Bien sûr, sa vie ne s’est pas arrêtée sur les rivages et dans le reflet des flots bordant une terre si proche et si lointaine. Bien sur la vie a poursuivi sa route. Bien sur l’histoire, en s’inscrivant dans les livres à sa manière et déformée par le temps, a donné place à une part d’oubli tout en marquant certaines périodes au fer rouge ; bien sûr.
Et aux questions permanentes, qui reviennent comme un leitmotiv, même sans les prononcer : Et si ce chambardement n’avait pas eu lieu ?… si la vie avait simplement suivi son cours ? Ou en serais-je? Oui, où en serait-elle si ce début de parcours s’était arrêté en ces lieux qu’elle vénère aujourd’hui? Sa vie, qui même sans ça fut une véritable aventure humaine digne d’un roman, comment se serait-elle écrite ? Dieu seul le sait !
En tout cas, d’autres très belles rencontres et entre autres celle qui la fait trembler des doigts et papillonner les cils aujourd’hui n’aurait pas vu le jour. On y pense parfois mais on ne change pas sa destinée.
En vous posant cette photo du sentier des lézards à Carry le Rouet dans sa perspective rocheuse vers la mer et cet épar, jolie balise qu’on a toujours surnommé phare et qui n’en est pas un, je pensais à des lieux plus intimes juste des petits lieux, petits mais marquants. Et cet endroit-là en fait partie….
Même si j’aime la campagne, parce que j’y habite et que je m’y sens proche de la nature, je suis d’abord un enfant de la mer. Etrange cet appel de la grande bleue et de cette communion avec cet élément depuis ma naissance.

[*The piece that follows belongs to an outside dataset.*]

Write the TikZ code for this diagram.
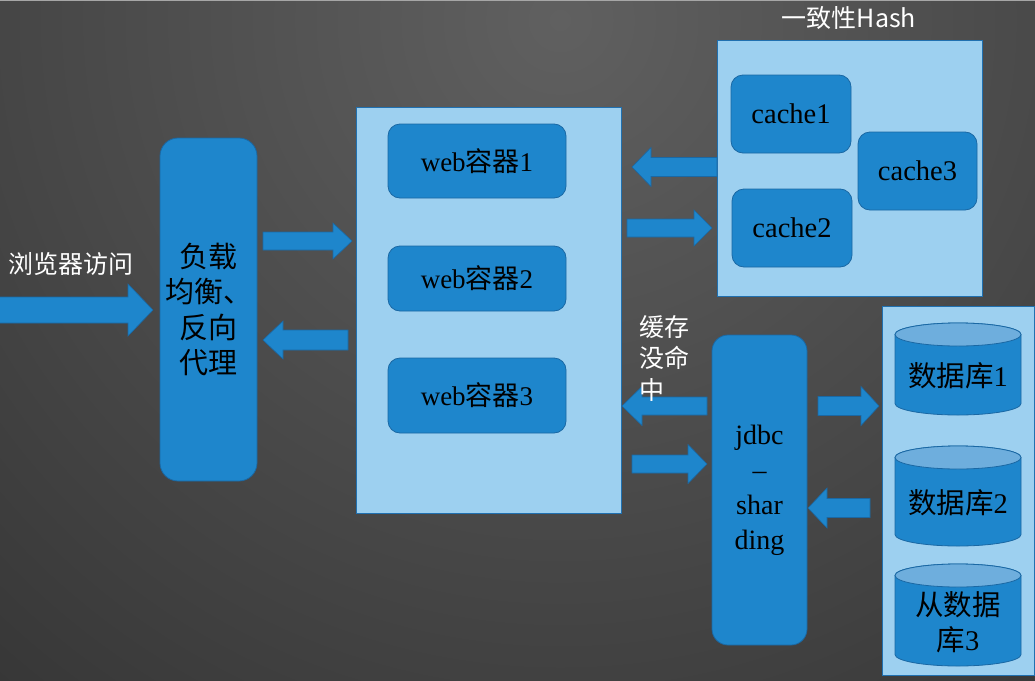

Ainsi, mon existence regorge-t-elle d’instants aux odeurs salines, mouillés par des embruns ou des vents violents venus du large me fouetter le visage. Des instants où les huiles bleues du ciel se mêlent aux aquarelles toutes aussi bleues de la mer et se noyaient parfois sous un soleil couchant sur le bleu de ses yeux et le blond sable de ses cheveux… quand ce ne fut pas dans de superbes vagues brunes aux reflets nuit sous un soleil brulant… Des images traversent ma mémoire et s’envolent comme des foulards pris dans le vent…
Je pensais à des endroits qui à eux seuls peuvent faire resurgir un incroyable florilège d’images du passé et dans le lot, des instant inoubliables gravés à tout jamais. En regardant ce phare posé sur cette pointe rocheuse à fleur d’eau pour prévenir les bateaux du danger, je me demande combien de fois j’ai pu emprunter ce chemin après m’être garé sur le parking du port. Combien de fois, en toutes saisons et toujours juste au lever du jour ?

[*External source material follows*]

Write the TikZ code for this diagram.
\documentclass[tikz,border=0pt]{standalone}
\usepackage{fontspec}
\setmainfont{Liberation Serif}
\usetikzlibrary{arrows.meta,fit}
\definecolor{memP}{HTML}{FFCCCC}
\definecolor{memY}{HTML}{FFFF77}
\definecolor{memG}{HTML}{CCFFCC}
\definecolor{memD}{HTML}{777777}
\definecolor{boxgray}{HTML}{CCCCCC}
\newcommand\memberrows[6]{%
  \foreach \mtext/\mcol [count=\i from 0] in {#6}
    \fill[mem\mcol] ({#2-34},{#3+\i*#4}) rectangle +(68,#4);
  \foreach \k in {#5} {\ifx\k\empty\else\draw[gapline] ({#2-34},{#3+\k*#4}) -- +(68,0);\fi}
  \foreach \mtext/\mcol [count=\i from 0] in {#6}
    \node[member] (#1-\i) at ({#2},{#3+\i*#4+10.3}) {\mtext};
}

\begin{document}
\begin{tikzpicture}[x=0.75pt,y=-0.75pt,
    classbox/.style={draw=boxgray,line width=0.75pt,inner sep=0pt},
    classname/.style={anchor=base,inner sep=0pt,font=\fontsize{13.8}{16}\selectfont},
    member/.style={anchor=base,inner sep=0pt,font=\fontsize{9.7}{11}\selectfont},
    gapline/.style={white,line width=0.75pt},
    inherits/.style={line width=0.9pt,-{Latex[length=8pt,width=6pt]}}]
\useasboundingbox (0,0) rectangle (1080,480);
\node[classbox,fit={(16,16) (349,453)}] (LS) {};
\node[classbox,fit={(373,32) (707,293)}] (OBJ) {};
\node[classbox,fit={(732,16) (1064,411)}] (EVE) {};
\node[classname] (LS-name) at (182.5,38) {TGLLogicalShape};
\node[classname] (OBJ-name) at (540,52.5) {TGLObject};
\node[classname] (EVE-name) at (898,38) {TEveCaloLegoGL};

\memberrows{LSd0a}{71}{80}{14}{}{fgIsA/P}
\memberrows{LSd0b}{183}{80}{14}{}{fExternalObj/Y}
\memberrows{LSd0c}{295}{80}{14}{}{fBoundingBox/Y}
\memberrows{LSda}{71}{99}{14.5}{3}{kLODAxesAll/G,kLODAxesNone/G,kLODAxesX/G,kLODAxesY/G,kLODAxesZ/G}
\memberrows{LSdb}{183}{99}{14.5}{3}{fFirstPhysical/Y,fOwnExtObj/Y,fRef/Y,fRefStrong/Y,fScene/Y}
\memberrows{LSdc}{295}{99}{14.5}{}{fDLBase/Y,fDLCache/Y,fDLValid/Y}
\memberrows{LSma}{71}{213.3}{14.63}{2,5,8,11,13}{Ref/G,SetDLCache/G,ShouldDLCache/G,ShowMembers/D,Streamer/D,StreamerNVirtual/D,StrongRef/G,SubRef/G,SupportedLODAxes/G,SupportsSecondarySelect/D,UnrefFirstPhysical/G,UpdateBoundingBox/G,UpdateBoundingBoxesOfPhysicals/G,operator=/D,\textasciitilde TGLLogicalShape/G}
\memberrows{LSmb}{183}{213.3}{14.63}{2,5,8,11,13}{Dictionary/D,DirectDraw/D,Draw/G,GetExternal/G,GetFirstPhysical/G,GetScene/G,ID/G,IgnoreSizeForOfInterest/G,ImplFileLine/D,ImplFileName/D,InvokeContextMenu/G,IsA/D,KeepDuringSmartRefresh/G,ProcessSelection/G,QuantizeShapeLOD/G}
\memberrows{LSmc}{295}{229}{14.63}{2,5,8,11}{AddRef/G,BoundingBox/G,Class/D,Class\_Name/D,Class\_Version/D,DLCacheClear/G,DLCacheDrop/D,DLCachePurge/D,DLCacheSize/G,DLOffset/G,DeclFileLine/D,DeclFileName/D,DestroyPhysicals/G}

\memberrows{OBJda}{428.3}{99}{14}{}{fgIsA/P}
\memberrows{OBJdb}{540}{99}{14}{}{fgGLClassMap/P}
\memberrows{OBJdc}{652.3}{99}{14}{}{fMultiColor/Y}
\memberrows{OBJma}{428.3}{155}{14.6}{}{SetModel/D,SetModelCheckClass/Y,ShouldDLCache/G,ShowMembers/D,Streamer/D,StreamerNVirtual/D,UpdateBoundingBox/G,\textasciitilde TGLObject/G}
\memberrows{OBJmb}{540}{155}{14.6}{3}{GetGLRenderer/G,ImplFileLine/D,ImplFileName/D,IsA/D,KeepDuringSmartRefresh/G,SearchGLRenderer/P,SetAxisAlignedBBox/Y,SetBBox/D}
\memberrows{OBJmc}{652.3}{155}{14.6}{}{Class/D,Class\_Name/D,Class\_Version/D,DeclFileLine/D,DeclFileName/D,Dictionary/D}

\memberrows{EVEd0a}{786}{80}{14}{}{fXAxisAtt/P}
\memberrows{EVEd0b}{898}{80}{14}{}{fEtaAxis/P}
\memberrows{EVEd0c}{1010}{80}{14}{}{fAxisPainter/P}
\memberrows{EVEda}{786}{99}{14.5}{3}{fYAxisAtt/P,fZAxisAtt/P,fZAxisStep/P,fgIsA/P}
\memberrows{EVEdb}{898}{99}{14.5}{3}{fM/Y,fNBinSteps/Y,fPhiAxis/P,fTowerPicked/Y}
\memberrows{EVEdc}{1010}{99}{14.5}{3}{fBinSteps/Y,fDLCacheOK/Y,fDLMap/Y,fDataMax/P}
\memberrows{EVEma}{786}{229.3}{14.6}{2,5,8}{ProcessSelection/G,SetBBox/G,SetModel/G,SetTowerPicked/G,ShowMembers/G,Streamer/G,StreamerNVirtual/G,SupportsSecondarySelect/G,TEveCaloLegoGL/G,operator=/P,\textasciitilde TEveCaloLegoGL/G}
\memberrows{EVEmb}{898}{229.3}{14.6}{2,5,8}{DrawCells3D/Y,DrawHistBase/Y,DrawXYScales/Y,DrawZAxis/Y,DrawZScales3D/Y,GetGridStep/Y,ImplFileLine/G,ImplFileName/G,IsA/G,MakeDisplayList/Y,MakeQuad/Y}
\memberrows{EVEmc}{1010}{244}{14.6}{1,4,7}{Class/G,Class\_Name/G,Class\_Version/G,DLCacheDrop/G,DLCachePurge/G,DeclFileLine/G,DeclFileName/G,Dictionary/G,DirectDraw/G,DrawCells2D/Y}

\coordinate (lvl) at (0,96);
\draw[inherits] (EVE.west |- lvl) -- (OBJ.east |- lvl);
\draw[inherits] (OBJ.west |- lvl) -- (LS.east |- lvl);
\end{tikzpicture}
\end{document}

Dieu que c’est beau l’aube montante. Ce point du jour, ce soleil qui se lève sur la mer, quand l’aube devient l’aurore. Par tempête ou mer d’huile que c’est beau. Si beau que les mots n’ont pas assez de force et de poésie pour exprimer ce que les images de la nature déploient.
J’ai toujours vécu cet instant magique comme un privilège. Le privilège de ceux qui se lève tôt pour assister à un phénomène tellement banal et pourtant tellement magique. C’est l’heure où à part le chant des vagues qui fredonne sa mélopée sur le sable ou les rochers, le silence joue sa plus belle partition. C’est l’heure où il n’y a personne ou presque. Et les présents sont si discrets qu’on ne les
remarque pas.
A cet endroit précis, la première fois je n’avais pas vingt ans une combi prêtée par un ami plus fortuné avant de pouvoir m’en offrir une « Au Vieux plongeur » à Marseille grâce au prêt d’un autre ami, c’est vous dire si les temps étaient difficiles et pourtant, nous étions heureux. Combien de fois ai-je pu emprunter ce chemin bardé de cannes à pêche ou le plus souvent, en combi, avec ou sans fusil, pour chasser ou explorer les fonds ? C’est incalculable.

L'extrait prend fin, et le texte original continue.